La giornata delle comunicazioni sociali di quest’anno ha forse attirato poco l’attenzione dei giornalisti, e di quelli che ritengono il lavoro un servizio alla Chiesa e alla società. Peccato, perché sovrastati da una comunicazione frenetica, spesso parziale, superficiale, violenta, ragionare su cosa significhi comunicare non è mai un esercizio ozioso. Chi cosa come quando perché, intanto: così si insegnava un tempo. Ma c’è altro che conta. Credo che le notizie vadano sempre date, eppure dipende dal modo. Esagerare, mettere alla
gogna, processare non sono compiti di un giornalista. Addentrarsi in particolari privati, intimi, che nulla hanno a che vedere con la notizia, non è compito di un giornalista. Neppure dare patenti di credibilità, di moralità, di coerenza. La notizia, possibilmente non copiata scartabellando in giro o carpendola ai colleghi. Chi cerca trova, ma bisogna cercare. La scrittura, concisa, senza fronzoli e autocompiacimenti, condizionata dalla scelta del mezzo. Sempre meno la carta stampata, purtroppo, sempre più la rete, dove si pescano conchiglie di valore e cocci. Dove la quantità soffoca e nasconde la qualità, chiedendo poco ragionamento e poco esercizio critico. La televisione e la radio? Ottima informazione, troppe volte faziosa, ideologica e tanto vacuo intrattenimento. I social: benedetti per come ci spalancano mondi lontani, ci portano in scenari impraticabili e ci danno il polso della verità. Ma non le performance culinarie o le televendite via Instagram
di celebri influencer. Parlo di giornalisti giovani, autonomi e spesso senza tutele che rischiano sui fronti più caldi. C’è però una parola che in nessuna scuola di scienze della comunicazione viene così nominata. È “cuore”. La usa il Papa, abile comunicatore, nel messaggio che ha consegnato per la citata Giornata delle comunicazioni sociali. È la chiave per parlare con slancio, libertà, efficacia alla gente.

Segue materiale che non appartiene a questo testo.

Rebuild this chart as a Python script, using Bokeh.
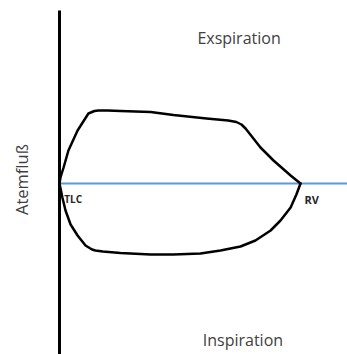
from bokeh.plotting import figure
from bokeh.models import Range1d
from bokeh.embed import file_html
from bokeh.resources import INLINE
from bokeh.core.properties import value

# Flow-volume loop (volume: 0 = TLC, 100 = RV; flow: + expiration, - inspiration)
exp_volume = [0, 0.4, 1.7, 3.7, 7.5, 12.0, 14.5, 16.2, 20.0, 25.3, 37.8, 47.3, 61.0, 70.0, 73.4, 75.5, 77.2, 83.4, 88.8, 95.9, 100]
exp_flow   = [0, 6, 16, 33, 53, 70, 72.5, 73, 73, 72.5, 71.5, 68.5, 65, 63, 61.5, 59, 55, 36, 23, 8, 0]

insp_volume = [0, 1.2, 2.5, 4.6, 7.5, 10.8, 13.5, 14.9, 18.0, 25.3, 37.8, 47.3, 58.5, 66.8, 75.1, 81.3, 87.6, 91.7, 95.9, 98.3, 100]
insp_flow   = [0, -14, -27, -41, -52, -62, -66, -67, -68, -69.5, -71, -71, -70, -67, -63, -57, -47, -37, -24, -11, 0]

axis_flow = [173, -175]
axis_volume = [0, 0]
baseline_volume = [0, 120]
baseline_flow = [0, 0]

p = figure(width=347, height=354, output_backend="svg", toolbar_location=None,
           x_range=Range1d(-24.48, 119.5), y_range=Range1d(-171, 183),
           min_border=0)
p.axis.visible = False
p.grid.visible = False
p.outline_line_color = None
p.background_fill_color = "white"
p.border_fill_color = "white"

p.line(baseline_volume, baseline_flow, line_color="#5B9BD5", line_width=2.2)
p.line(axis_volume, axis_flow, line_color="black", line_width=3)
p.line(exp_volume, exp_flow, line_color="black", line_width=2.5, line_join="round", line_cap="round")
p.line(insp_volume, insp_flow, line_color="black", line_width=2.5, line_join="round", line_cap="round")

font = value("Open Sans")
p.text(x=[74.5], y=[145.5], text=["Exspiration"], text_font=font, text_font_size="16px",
       text_color="#404040", text_align="center", text_baseline="middle")
p.text(x=[76.1], y=[-156.5], text=["Inspiration"], text_font=font, text_font_size="16px",
       text_color="#404040", text_align="center", text_baseline="middle")
p.text(x=[-15.8], y=[4], text=["Atemfluß"], text_font=font, text_font_size="16.5px",
       text_color="#404040", text_align="center", text_baseline="middle", angle=1.5708)
p.text(x=[2.0], y=[-15.5], text=["TLC"], text_font=font, text_font_size="10px",
       text_font_style="bold", text_color="#262626", text_align="left", text_baseline="middle")
p.text(x=[101.7], y=[-16], text=["RV"], text_font=font, text_font_size="11px",
       text_font_style="bold", text_color="#262626", text_align="left", text_baseline="middle")

open("out.html", "w").write(file_html(p, INLINE))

Non significa sentimento, istinto, ma un uso “largo” della ragione, che non si riduca alla tecnica. Vuol dire comprendere, rispettare, voler bene alle persone. Con apertura curiosa e positiva alle novità. È propria dell’uomo e nessuna macchina può eguagliarla. Certo, la macchina può aiutare la ricerca, il pensiero, ma non sostituire lo sguardo della persona, che va educata perché cresca in una società sempre più complessa. Per questo
la Chiesa riflette sulle immense possibilità dell’intelligenza artificiale. Per questo il Papa per la prima volta parteciperà a una riunione del G7 su questo tema. Peccato che proprio in questi giorni di tappe forzate verso le elezioni europee ci inondino di messaggi distraenti e distorti, un esempio lampante di cattiva o
strumentale comunicazione. Slogan, proclami, propaganda. Bonus sparsi qua e là da una parte. Patenti di superiorità etica e politica che pur in un recente passato non si sono mostrate dall’altra. Cuore, sempre meno. Tocca a noi scegliere. Informarsi è un lavoro, costa tempo e fatica. Spetta noi «diventare cibo per gli algoritmi o nutrire di libertà il proprio cuore».